# CP3 to make cameo appearance...



## girllovesthegame (Nov 3, 2005)

in the movie Hurricane Season that tells the story of the John Ehret basketball team that was pieced together after Hurricane Katrina that eventually won the State Championship. Caron Butler also has a cameo.

Rated CP3
The Olympics are his stage for the next two weeks. But come Christmas Day, Chris Paul will enter a different spotlight in the movie 'Hurricane Season.'​

*Chris Paul, he knows spotlights. 

He felt their glare continuously during his two years as a standout member of the Wake Forest Demon Deacons basketball team. He felt them brighten significantly after becoming the star point guard of the Hornets, New Orleans' suddenly, deliriously relevant NBA team. And he's feeling them right now as one of the keys to the medal hopes of the U.S. Olympic men's basketball team. (First opponent: China. Sunday, 10:15 a.m., WDSU-Ch. 6.) 

Come December, however, Paul can expect a spotlight of a different kind -- that of the Hollywood variety. That's when the Weinstein Co. feature film "Hurricane Season" -- which shot here this summer under the working title "Patriots" -- is scheduled to open nationally.*

*Focusing on the John Ehret High School basketball team's improbable, inspirational post-Katrina state championship season, and with Oscar-winner Forest Whitaker starring, it's set for a Christmas Day release, a time of year typically reserved for studios' award-season hopefuls. It also will mark the acting debut of Paul, the NBA's 2008 MVP runner-up. 

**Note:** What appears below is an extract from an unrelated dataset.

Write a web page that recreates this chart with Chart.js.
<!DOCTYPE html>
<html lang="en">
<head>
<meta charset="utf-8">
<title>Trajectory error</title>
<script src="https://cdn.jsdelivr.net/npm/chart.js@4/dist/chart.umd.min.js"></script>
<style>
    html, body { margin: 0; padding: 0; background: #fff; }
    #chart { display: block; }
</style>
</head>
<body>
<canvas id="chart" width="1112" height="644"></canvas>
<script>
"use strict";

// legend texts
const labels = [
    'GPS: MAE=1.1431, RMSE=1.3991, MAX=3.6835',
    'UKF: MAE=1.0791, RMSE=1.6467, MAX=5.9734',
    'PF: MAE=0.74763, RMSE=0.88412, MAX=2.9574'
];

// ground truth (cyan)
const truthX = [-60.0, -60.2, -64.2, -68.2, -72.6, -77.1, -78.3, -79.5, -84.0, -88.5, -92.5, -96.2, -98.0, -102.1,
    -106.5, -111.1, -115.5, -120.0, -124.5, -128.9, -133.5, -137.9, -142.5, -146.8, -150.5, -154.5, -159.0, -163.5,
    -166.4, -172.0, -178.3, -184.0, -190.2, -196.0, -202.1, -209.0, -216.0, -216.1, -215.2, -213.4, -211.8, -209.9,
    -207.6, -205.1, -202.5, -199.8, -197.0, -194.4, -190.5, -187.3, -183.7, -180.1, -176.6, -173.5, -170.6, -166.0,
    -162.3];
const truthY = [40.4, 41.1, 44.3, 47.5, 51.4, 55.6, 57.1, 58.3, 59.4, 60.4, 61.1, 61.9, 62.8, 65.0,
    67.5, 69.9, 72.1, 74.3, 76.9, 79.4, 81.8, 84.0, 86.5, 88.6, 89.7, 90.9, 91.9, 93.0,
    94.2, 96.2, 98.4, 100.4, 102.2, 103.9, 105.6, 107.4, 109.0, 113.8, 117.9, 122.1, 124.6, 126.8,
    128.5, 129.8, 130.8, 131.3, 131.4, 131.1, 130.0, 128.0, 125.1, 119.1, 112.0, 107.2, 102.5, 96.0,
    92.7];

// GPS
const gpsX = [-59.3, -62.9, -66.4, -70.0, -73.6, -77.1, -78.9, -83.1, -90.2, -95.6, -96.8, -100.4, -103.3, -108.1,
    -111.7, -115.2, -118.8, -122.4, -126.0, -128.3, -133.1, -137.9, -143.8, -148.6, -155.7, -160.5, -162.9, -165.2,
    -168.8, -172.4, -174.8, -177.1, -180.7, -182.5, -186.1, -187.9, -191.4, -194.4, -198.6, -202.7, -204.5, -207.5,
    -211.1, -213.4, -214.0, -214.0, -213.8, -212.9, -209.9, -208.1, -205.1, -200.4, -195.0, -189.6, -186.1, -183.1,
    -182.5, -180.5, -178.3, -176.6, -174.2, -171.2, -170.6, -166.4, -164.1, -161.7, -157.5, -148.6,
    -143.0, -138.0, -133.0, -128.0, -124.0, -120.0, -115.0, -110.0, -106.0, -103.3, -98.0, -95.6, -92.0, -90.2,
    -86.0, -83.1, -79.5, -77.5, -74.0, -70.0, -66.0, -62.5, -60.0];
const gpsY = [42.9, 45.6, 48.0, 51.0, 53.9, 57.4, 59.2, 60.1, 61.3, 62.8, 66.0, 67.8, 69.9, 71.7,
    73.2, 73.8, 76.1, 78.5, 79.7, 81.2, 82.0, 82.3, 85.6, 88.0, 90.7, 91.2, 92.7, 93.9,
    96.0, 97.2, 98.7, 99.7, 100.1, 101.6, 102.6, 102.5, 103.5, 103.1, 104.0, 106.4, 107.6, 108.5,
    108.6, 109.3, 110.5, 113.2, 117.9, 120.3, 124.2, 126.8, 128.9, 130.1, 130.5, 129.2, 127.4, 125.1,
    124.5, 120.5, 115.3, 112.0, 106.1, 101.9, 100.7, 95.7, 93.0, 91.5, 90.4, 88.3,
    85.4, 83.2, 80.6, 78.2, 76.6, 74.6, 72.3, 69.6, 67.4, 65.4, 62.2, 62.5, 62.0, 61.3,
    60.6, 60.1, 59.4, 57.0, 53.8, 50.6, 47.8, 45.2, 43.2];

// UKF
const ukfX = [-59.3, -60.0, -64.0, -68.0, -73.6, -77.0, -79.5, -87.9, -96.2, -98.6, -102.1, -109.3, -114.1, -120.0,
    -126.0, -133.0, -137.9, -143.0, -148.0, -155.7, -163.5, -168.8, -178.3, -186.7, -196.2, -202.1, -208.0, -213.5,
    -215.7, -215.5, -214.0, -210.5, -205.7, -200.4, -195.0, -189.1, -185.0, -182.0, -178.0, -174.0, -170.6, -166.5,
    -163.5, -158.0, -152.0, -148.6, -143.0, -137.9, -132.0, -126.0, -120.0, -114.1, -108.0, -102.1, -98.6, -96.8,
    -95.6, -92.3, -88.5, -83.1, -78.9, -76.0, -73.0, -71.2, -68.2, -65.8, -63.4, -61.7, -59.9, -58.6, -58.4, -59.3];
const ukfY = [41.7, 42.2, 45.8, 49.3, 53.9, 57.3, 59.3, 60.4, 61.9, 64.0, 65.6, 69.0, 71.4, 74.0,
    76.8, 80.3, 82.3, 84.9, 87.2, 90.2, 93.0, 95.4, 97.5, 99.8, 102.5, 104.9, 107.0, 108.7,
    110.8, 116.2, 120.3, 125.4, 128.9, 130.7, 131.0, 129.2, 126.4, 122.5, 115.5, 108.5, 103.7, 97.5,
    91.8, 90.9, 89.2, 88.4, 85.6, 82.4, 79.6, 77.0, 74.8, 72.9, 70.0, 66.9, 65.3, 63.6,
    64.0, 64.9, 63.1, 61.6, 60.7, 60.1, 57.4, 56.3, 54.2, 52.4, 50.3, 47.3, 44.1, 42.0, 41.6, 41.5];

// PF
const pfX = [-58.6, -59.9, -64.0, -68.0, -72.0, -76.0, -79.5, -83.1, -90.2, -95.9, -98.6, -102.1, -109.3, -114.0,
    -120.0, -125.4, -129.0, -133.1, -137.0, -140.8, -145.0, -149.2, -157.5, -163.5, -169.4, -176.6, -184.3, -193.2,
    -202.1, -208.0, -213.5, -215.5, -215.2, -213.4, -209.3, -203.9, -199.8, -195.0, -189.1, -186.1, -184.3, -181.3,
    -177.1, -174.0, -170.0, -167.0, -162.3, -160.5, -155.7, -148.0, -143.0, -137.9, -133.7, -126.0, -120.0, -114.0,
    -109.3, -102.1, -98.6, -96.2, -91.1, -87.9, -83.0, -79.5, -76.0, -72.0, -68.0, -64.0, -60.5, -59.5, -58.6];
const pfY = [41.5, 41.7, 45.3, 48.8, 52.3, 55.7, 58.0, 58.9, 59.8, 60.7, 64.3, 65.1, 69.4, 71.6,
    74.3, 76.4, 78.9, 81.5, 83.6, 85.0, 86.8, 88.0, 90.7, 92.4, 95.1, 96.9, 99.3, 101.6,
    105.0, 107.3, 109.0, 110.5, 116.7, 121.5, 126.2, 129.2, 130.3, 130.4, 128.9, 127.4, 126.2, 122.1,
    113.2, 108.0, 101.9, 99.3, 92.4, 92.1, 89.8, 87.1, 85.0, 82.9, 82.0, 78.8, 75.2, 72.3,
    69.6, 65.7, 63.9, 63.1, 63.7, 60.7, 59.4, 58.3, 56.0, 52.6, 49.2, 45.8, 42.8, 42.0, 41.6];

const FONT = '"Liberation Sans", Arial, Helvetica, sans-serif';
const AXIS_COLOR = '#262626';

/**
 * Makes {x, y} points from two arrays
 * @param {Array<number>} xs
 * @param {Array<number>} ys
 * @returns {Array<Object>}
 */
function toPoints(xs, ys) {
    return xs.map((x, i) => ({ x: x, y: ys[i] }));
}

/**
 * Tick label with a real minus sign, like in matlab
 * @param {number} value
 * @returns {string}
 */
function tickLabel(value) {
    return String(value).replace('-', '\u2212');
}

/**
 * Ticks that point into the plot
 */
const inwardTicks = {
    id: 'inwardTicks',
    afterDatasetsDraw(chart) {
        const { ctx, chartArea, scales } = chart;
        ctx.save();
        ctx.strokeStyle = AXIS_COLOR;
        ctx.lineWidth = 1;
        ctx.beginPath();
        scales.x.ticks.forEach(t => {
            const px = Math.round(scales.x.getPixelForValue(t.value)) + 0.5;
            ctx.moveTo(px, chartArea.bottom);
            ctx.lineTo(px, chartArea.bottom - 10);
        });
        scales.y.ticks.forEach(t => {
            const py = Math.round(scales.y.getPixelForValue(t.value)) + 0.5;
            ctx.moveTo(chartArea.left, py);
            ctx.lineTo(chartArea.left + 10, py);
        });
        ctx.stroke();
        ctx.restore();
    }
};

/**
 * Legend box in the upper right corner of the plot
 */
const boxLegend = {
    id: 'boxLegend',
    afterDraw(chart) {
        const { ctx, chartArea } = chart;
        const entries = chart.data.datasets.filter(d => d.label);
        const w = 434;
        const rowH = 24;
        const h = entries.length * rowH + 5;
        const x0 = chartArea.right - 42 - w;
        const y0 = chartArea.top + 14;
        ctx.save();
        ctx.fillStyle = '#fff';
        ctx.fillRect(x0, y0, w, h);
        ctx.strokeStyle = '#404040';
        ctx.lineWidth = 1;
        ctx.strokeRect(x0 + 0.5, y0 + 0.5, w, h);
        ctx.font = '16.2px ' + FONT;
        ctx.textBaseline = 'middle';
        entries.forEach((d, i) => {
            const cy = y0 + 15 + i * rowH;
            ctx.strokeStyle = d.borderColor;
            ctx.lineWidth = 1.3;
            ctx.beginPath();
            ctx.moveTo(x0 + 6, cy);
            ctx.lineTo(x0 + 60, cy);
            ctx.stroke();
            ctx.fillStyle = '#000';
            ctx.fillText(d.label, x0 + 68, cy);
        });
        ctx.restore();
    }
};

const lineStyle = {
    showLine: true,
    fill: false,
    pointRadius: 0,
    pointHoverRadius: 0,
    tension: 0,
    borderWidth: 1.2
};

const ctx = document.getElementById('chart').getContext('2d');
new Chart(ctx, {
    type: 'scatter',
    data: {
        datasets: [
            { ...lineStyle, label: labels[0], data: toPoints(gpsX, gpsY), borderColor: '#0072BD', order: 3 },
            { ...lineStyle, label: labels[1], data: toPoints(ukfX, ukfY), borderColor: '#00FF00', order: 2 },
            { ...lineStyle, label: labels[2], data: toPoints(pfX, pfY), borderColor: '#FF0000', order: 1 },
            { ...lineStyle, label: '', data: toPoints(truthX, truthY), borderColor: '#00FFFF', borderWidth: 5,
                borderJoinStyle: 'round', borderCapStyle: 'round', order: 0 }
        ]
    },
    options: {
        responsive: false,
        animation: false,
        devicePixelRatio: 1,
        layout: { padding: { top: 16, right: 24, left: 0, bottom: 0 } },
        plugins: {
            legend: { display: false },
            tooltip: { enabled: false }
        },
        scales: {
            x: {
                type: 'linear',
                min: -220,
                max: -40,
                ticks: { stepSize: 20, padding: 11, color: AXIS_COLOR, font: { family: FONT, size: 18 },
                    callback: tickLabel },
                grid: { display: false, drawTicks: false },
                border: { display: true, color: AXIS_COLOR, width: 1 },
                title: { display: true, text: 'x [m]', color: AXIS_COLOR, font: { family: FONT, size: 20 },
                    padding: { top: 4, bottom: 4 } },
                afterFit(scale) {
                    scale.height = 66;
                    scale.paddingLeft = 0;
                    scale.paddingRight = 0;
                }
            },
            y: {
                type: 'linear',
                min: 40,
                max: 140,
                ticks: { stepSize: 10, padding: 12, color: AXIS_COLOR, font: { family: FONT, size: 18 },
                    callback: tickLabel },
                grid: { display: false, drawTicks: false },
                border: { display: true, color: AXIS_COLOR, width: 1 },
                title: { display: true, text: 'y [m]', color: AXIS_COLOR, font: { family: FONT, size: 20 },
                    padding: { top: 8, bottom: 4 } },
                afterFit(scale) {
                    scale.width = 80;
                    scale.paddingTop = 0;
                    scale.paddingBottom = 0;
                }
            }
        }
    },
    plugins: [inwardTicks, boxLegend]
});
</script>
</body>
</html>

Paul's role in the film isn't a big one, and neither was it a stretch for him. He and fellow NBA player Caron Butler of the Washington Wizards have cameos, cropping up in the audience at a pivotal third-act basketball game. *


Link


----------



## o.iatlhawksfan (Mar 3, 2006)

Oh HELL NO!!! They're making a movie out of that dumb *** story??? I hate that school with a passion!!!!!!


----------